[DATA TO USE]
━━━━━━━━━━━━━━━━━━━━━━━━━━━━━━

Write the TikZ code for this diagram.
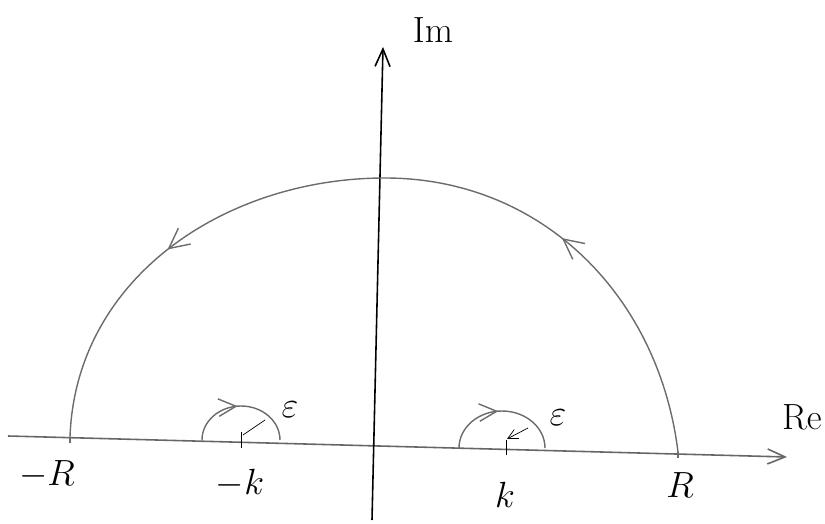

━━━━━━━━━━━━━━━━━━━━━━━━━━━━━━

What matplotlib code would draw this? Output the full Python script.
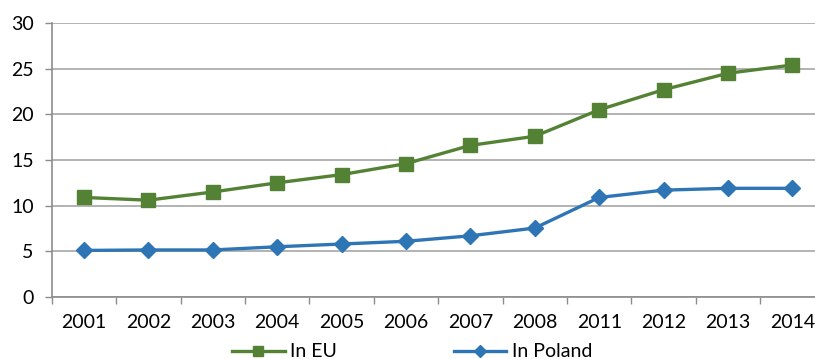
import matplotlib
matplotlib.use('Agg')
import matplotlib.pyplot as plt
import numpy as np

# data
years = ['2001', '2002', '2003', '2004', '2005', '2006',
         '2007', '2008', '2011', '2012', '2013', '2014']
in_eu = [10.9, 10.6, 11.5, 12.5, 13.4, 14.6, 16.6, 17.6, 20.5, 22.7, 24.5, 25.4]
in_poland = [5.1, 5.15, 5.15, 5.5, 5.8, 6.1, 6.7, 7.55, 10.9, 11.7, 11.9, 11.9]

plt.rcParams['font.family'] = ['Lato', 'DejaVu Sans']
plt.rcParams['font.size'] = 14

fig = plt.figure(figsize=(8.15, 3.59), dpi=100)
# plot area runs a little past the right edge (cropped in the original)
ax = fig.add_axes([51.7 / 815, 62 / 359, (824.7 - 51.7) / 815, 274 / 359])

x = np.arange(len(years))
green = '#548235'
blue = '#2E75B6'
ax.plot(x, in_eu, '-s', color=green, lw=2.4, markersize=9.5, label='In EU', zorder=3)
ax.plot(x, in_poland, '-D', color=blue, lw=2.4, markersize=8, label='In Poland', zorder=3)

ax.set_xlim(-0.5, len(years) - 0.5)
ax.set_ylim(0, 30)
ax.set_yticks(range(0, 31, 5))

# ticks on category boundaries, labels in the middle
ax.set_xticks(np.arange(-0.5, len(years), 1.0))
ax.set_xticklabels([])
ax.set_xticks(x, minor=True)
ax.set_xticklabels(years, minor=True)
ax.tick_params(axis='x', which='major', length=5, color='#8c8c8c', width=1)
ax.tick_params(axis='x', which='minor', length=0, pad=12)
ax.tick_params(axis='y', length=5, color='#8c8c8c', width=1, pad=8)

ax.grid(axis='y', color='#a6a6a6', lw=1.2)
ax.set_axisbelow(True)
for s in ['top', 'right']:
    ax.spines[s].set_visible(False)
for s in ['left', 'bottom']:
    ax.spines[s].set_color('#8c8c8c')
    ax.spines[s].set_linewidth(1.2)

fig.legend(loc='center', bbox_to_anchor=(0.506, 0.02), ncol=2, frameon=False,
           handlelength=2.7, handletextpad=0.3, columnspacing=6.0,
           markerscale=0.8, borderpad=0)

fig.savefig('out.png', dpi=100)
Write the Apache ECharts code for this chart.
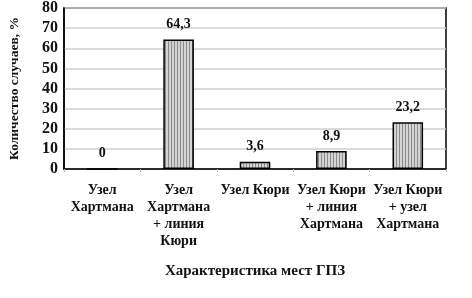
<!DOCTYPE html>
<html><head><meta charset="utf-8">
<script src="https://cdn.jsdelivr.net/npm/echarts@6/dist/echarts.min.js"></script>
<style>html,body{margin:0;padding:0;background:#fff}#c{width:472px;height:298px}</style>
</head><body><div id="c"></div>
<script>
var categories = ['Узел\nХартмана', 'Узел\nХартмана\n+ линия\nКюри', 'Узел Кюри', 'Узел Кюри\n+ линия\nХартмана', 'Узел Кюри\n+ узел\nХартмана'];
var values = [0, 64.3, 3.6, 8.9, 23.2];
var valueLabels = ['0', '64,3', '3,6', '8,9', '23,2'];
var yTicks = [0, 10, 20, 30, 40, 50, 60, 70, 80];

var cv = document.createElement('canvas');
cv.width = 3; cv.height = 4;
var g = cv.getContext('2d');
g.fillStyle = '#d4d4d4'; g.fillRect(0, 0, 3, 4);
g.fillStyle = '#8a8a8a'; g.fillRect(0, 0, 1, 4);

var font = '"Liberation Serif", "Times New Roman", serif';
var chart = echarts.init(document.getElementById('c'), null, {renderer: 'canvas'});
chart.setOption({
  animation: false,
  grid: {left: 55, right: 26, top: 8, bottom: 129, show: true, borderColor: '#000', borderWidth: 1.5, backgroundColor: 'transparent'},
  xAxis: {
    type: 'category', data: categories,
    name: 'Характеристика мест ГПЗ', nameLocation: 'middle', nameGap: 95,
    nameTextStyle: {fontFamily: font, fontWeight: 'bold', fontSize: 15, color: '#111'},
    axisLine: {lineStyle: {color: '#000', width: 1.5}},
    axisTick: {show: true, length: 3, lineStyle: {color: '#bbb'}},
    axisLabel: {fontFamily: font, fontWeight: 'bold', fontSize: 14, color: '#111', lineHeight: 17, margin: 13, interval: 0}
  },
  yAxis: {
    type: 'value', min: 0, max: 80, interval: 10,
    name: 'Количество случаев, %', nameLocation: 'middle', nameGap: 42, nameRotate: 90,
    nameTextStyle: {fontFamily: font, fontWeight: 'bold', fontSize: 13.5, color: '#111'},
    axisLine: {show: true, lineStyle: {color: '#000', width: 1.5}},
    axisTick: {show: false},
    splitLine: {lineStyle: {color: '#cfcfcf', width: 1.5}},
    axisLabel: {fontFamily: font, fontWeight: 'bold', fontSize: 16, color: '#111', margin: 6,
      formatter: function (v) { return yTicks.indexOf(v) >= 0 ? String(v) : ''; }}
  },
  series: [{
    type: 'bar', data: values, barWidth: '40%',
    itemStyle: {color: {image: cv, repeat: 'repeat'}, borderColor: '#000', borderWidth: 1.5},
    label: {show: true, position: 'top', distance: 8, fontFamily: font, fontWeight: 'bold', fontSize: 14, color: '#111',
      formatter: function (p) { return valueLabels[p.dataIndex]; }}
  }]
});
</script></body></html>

━━━━━━━━━━━━━━━━━━━━━━━━━━━━━━

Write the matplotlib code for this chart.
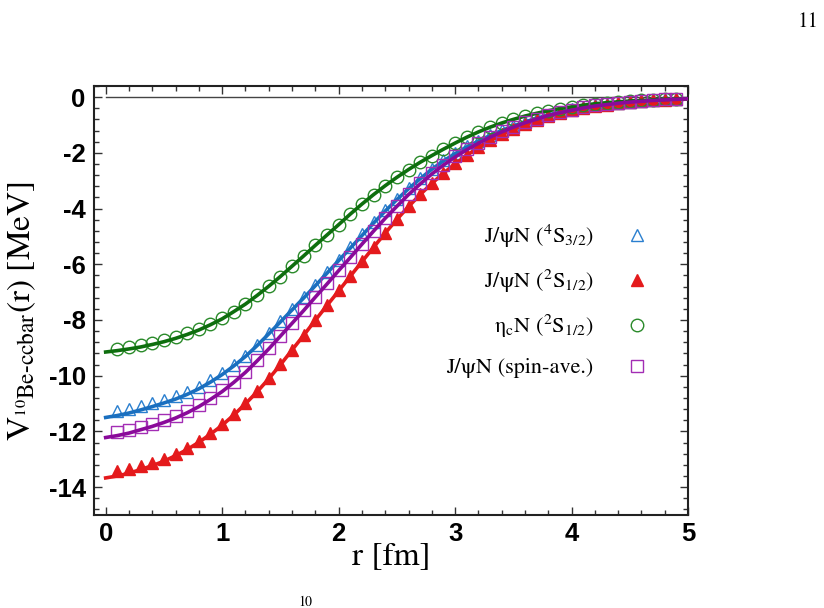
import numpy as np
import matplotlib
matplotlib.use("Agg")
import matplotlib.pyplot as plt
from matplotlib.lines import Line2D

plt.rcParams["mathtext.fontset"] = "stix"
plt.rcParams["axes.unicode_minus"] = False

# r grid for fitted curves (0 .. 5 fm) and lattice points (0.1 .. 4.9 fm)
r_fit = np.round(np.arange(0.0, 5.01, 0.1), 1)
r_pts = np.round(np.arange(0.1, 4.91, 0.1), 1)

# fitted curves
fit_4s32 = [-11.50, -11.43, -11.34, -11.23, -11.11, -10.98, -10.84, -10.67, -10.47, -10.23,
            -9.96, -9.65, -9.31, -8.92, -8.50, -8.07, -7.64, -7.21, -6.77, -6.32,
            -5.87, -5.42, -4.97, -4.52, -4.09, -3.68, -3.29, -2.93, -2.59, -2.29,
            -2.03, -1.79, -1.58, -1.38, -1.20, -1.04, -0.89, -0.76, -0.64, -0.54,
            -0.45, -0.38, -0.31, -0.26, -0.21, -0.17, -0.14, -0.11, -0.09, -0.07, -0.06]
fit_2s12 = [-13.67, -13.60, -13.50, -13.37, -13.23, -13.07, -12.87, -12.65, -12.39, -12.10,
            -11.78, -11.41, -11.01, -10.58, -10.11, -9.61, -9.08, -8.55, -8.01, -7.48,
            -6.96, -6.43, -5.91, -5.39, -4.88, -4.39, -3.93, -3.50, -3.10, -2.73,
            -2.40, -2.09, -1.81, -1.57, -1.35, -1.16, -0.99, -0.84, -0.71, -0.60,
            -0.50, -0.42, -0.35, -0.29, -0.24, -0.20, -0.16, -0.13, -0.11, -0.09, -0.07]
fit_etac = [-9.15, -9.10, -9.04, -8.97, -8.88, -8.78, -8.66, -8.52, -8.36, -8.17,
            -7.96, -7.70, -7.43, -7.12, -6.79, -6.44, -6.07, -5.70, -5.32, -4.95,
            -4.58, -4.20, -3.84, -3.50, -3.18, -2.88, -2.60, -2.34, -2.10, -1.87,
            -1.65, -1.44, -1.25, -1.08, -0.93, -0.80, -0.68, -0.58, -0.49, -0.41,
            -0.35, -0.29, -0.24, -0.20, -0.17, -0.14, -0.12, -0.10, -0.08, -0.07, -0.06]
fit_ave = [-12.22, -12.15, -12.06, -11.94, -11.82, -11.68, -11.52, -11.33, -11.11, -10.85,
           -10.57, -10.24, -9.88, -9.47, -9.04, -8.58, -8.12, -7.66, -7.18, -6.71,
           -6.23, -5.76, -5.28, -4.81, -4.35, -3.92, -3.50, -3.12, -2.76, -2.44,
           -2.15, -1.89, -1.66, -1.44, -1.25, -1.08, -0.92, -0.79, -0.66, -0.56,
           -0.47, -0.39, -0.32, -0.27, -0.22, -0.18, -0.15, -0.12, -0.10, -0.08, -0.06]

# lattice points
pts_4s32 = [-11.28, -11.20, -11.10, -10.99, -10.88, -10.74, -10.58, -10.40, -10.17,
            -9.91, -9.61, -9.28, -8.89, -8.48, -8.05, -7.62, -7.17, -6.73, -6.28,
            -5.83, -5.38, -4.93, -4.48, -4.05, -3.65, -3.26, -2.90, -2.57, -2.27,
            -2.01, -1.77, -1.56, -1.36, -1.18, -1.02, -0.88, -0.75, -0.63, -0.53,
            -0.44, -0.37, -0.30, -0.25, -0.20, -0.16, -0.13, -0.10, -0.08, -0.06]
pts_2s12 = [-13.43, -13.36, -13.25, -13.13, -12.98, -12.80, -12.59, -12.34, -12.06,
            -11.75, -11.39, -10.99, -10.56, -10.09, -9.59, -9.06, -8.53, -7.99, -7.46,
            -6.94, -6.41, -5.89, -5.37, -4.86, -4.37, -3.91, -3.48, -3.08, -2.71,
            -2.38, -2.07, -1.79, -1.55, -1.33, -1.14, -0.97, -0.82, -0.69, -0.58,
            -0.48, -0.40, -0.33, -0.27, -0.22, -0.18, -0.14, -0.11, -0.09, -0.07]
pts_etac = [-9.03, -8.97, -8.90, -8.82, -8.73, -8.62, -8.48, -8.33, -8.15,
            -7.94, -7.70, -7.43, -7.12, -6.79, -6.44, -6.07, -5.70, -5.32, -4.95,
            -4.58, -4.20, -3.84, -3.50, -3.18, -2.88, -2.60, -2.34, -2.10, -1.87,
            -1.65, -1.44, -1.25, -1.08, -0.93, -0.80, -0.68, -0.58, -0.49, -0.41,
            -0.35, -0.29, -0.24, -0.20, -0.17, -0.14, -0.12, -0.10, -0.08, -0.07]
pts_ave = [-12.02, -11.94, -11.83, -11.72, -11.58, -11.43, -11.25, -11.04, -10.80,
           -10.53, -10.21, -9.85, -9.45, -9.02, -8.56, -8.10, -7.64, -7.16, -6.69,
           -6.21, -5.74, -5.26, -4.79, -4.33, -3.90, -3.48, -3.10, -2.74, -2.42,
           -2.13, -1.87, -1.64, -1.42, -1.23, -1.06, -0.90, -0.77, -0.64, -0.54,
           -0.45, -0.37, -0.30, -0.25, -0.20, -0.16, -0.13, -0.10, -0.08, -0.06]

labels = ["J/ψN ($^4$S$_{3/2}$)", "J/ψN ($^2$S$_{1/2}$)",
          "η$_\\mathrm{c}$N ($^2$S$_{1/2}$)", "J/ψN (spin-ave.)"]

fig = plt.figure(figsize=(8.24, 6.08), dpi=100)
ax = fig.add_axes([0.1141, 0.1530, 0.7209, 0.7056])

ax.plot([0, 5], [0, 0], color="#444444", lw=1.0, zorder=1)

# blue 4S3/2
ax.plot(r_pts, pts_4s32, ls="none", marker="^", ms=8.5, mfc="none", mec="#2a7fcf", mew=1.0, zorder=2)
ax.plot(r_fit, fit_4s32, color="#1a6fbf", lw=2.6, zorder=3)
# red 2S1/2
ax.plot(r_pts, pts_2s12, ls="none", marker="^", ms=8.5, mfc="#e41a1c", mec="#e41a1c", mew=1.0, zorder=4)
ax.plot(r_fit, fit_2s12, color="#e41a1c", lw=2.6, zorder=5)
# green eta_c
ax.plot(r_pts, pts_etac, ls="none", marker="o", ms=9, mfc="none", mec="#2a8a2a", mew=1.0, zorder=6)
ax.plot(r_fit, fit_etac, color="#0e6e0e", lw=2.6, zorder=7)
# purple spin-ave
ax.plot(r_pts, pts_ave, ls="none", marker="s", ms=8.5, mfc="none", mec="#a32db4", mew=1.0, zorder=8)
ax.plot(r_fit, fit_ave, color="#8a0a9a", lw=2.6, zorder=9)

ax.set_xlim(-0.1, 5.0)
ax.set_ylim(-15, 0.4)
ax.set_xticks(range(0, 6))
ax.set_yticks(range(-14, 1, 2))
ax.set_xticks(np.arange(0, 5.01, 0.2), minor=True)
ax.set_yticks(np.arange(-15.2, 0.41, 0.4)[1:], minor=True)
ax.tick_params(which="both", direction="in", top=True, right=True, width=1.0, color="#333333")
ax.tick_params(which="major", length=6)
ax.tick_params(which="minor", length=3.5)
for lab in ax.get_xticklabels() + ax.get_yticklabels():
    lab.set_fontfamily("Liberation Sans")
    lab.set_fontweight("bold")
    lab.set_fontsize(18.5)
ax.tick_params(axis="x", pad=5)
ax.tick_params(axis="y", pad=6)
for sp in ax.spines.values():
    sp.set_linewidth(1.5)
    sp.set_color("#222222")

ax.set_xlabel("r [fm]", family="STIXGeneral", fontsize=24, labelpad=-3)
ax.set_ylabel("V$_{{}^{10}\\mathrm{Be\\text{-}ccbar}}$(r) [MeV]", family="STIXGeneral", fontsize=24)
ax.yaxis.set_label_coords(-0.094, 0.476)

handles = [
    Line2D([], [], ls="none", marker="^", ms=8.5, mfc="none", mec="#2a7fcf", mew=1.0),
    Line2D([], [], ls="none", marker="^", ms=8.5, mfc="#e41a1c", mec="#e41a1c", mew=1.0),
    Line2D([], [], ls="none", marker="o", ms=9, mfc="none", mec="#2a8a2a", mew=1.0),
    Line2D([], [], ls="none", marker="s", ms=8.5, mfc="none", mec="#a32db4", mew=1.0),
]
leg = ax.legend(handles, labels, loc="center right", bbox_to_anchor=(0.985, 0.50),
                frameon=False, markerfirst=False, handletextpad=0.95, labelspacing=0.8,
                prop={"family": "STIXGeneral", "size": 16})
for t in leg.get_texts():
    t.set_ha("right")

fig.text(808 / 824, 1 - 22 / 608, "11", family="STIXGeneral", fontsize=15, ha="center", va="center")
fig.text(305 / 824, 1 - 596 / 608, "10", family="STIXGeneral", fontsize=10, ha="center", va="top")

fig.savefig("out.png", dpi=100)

━━━━━━━━━━━━━━━━━━━━━━━━━━━━━━

[INSTRUCTIONS FOR THE TASK] Nothing but the lines from the one containing "What matplotlib code" through the one containing "markerscale=0.8, borderpad=0)" should be echoed, each exactly as it stands; pictures are excluded.

[TASK RESPONSE]
What matplotlib code would draw this? Output the full Python script.
import matplotlib
matplotlib.use('Agg')
import matplotlib.pyplot as plt
import numpy as np

# data
years = ['2001', '2002', '2003', '2004', '2005', '2006',
         '2007', '2008', '2011', '2012', '2013', '2014']
in_eu = [10.9, 10.6, 11.5, 12.5, 13.4, 14.6, 16.6, 17.6, 20.5, 22.7, 24.5, 25.4]
in_poland = [5.1, 5.15, 5.15, 5.5, 5.8, 6.1, 6.7, 7.55, 10.9, 11.7, 11.9, 11.9]

plt.rcParams['font.family'] = ['Lato', 'DejaVu Sans']
plt.rcParams['font.size'] = 14

fig = plt.figure(figsize=(8.15, 3.59), dpi=100)
# plot area runs a little past the right edge (cropped in the original)
ax = fig.add_axes([51.7 / 815, 62 / 359, (824.7 - 51.7) / 815, 274 / 359])

x = np.arange(len(years))
green = '#548235'
blue = '#2E75B6'
ax.plot(x, in_eu, '-s', color=green, lw=2.4, markersize=9.5, label='In EU', zorder=3)
ax.plot(x, in_poland, '-D', color=blue, lw=2.4, markersize=8, label='In Poland', zorder=3)

ax.set_xlim(-0.5, len(years) - 0.5)
ax.set_ylim(0, 30)
ax.set_yticks(range(0, 31, 5))

# ticks on category boundaries, labels in the middle
ax.set_xticks(np.arange(-0.5, len(years), 1.0))
ax.set_xticklabels([])
ax.set_xticks(x, minor=True)
ax.set_xticklabels(years, minor=True)
ax.tick_params(axis='x', which='major', length=5, color='#8c8c8c', width=1)
ax.tick_params(axis='x', which='minor', length=0, pad=12)
ax.tick_params(axis='y', length=5, color='#8c8c8c', width=1, pad=8)

ax.grid(axis='y', color='#a6a6a6', lw=1.2)
ax.set_axisbelow(True)
for s in ['top', 'right']:
    ax.spines[s].set_visible(False)
for s in ['left', 'bottom']:
    ax.spines[s].set_color('#8c8c8c')
    ax.spines[s].set_linewidth(1.2)

fig.legend(loc='center', bbox_to_anchor=(0.506, 0.02), ncol=2, frameon=False,
           handlelength=2.7, handletextpad=0.3, columnspacing=6.0,
           markerscale=0.8, borderpad=0)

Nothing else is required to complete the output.